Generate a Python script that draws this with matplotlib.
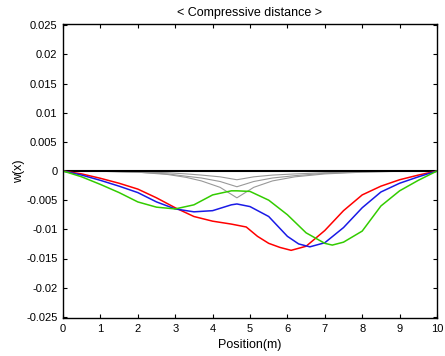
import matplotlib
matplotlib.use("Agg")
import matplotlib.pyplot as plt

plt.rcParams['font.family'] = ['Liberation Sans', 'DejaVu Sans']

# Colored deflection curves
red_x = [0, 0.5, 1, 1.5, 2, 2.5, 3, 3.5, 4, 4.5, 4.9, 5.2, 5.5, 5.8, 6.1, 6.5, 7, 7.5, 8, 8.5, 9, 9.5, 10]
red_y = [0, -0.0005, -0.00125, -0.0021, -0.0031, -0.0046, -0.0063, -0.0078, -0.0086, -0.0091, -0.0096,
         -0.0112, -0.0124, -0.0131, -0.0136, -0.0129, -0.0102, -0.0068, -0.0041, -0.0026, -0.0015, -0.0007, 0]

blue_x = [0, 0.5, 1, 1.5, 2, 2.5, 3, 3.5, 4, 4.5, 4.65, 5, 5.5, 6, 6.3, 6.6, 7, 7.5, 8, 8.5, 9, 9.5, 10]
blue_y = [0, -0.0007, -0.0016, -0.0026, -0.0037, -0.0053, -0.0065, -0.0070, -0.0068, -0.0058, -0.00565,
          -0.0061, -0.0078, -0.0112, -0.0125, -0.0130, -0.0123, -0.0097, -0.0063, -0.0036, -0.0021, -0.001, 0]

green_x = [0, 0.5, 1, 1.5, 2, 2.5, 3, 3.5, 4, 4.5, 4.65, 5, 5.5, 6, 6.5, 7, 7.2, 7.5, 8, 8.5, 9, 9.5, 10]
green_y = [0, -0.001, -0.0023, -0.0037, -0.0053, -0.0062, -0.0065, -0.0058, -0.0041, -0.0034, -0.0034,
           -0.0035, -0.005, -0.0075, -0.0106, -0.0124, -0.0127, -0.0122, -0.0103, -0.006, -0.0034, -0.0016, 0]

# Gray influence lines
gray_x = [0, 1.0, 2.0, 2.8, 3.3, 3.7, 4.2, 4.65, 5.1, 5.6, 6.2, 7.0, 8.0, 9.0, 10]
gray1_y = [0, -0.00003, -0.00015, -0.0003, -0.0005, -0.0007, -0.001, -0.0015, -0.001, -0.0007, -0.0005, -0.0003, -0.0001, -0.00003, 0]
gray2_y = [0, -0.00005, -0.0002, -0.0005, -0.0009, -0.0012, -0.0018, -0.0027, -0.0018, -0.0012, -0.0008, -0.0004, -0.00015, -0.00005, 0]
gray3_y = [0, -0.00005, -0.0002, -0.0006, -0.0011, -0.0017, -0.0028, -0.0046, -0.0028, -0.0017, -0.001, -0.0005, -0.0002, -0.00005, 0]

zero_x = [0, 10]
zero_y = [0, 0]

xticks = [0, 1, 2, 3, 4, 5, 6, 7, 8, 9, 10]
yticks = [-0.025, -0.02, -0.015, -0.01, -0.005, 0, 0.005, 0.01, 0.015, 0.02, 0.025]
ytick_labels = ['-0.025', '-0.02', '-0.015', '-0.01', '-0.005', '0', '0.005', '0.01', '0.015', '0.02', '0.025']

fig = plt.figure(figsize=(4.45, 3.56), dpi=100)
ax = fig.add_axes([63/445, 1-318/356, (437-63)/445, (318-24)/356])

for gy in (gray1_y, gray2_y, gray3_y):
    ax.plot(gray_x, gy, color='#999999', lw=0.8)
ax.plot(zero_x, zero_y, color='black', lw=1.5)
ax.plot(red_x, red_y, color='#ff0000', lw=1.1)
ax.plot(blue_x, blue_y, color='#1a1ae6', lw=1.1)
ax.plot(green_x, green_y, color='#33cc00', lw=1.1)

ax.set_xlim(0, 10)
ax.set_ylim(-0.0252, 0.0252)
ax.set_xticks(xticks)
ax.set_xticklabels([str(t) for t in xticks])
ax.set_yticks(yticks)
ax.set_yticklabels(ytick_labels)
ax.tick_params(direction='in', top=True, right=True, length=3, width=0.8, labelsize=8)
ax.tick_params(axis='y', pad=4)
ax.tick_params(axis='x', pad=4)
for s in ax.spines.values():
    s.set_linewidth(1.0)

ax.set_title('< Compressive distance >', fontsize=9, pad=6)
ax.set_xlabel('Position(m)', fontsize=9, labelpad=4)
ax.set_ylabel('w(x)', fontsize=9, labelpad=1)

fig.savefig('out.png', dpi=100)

■ **WORK TO BE COMPLETED**: Pictures excluded, quote all the data above exactly.

■ **EXERCISE SOLUTION**:
Generate a Python script that draws this with matplotlib.
import matplotlib
matplotlib.use("Agg")
import matplotlib.pyplot as plt

plt.rcParams['font.family'] = ['Liberation Sans', 'DejaVu Sans']

# Colored deflection curves
red_x = [0, 0.5, 1, 1.5, 2, 2.5, 3, 3.5, 4, 4.5, 4.9, 5.2, 5.5, 5.8, 6.1, 6.5, 7, 7.5, 8, 8.5, 9, 9.5, 10]
red_y = [0, -0.0005, -0.00125, -0.0021, -0.0031, -0.0046, -0.0063, -0.0078, -0.0086, -0.0091, -0.0096,
         -0.0112, -0.0124, -0.0131, -0.0136, -0.0129, -0.0102, -0.0068, -0.0041, -0.0026, -0.0015, -0.0007, 0]

blue_x = [0, 0.5, 1, 1.5, 2, 2.5, 3, 3.5, 4, 4.5, 4.65, 5, 5.5, 6, 6.3, 6.6, 7, 7.5, 8, 8.5, 9, 9.5, 10]
blue_y = [0, -0.0007, -0.0016, -0.0026, -0.0037, -0.0053, -0.0065, -0.0070, -0.0068, -0.0058, -0.00565,
          -0.0061, -0.0078, -0.0112, -0.0125, -0.0130, -0.0123, -0.0097, -0.0063, -0.0036, -0.0021, -0.001, 0]

green_x = [0, 0.5, 1, 1.5, 2, 2.5, 3, 3.5, 4, 4.5, 4.65, 5, 5.5, 6, 6.5, 7, 7.2, 7.5, 8, 8.5, 9, 9.5, 10]
green_y = [0, -0.001, -0.0023, -0.0037, -0.0053, -0.0062, -0.0065, -0.0058, -0.0041, -0.0034, -0.0034,
           -0.0035, -0.005, -0.0075, -0.0106, -0.0124, -0.0127, -0.0122, -0.0103, -0.006, -0.0034, -0.0016, 0]

# Gray influence lines
gray_x = [0, 1.0, 2.0, 2.8, 3.3, 3.7, 4.2, 4.65, 5.1, 5.6, 6.2, 7.0, 8.0, 9.0, 10]
gray1_y = [0, -0.00003, -0.00015, -0.0003, -0.0005, -0.0007, -0.001, -0.0015, -0.001, -0.0007, -0.0005, -0.0003, -0.0001, -0.00003, 0]
gray2_y = [0, -0.00005, -0.0002, -0.0005, -0.0009, -0.0012, -0.0018, -0.0027, -0.0018, -0.0012, -0.0008, -0.0004, -0.00015, -0.00005, 0]
gray3_y = [0, -0.00005, -0.0002, -0.0006, -0.0011, -0.0017, -0.0028, -0.0046, -0.0028, -0.0017, -0.001, -0.0005, -0.0002, -0.00005, 0]

zero_x = [0, 10]
zero_y = [0, 0]

xticks = [0, 1, 2, 3, 4, 5, 6, 7, 8, 9, 10]
yticks = [-0.025, -0.02, -0.015, -0.01, -0.005, 0, 0.005, 0.01, 0.015, 0.02, 0.025]
ytick_labels = ['-0.025', '-0.02', '-0.015', '-0.01', '-0.005', '0', '0.005', '0.01', '0.015', '0.02', '0.025']

fig = plt.figure(figsize=(4.45, 3.56), dpi=100)
ax = fig.add_axes([63/445, 1-318/356, (437-63)/445, (318-24)/356])

for gy in (gray1_y, gray2_y, gray3_y):
    ax.plot(gray_x, gy, color='#999999', lw=0.8)
ax.plot(zero_x, zero_y, color='black', lw=1.5)
ax.plot(red_x, red_y, color='#ff0000', lw=1.1)
ax.plot(blue_x, blue_y, color='#1a1ae6', lw=1.1)
ax.plot(green_x, green_y, color='#33cc00', lw=1.1)

ax.set_xlim(0, 10)
ax.set_ylim(-0.0252, 0.0252)
ax.set_xticks(xticks)
ax.set_xticklabels([str(t) for t in xticks])
ax.set_yticks(yticks)
ax.set_yticklabels(ytick_labels)
ax.tick_params(direction='in', top=True, right=True, length=3, width=0.8, labelsize=8)
ax.tick_params(axis='y', pad=4)
ax.tick_params(axis='x', pad=4)
for s in ax.spines.values():
    s.set_linewidth(1.0)

ax.set_title('< Compressive distance >', fontsize=9, pad=6)
ax.set_xlabel('Position(m)', fontsize=9, labelpad=4)
ax.set_ylabel('w(x)', fontsize=9, labelpad=1)

fig.savefig('out.png', dpi=100)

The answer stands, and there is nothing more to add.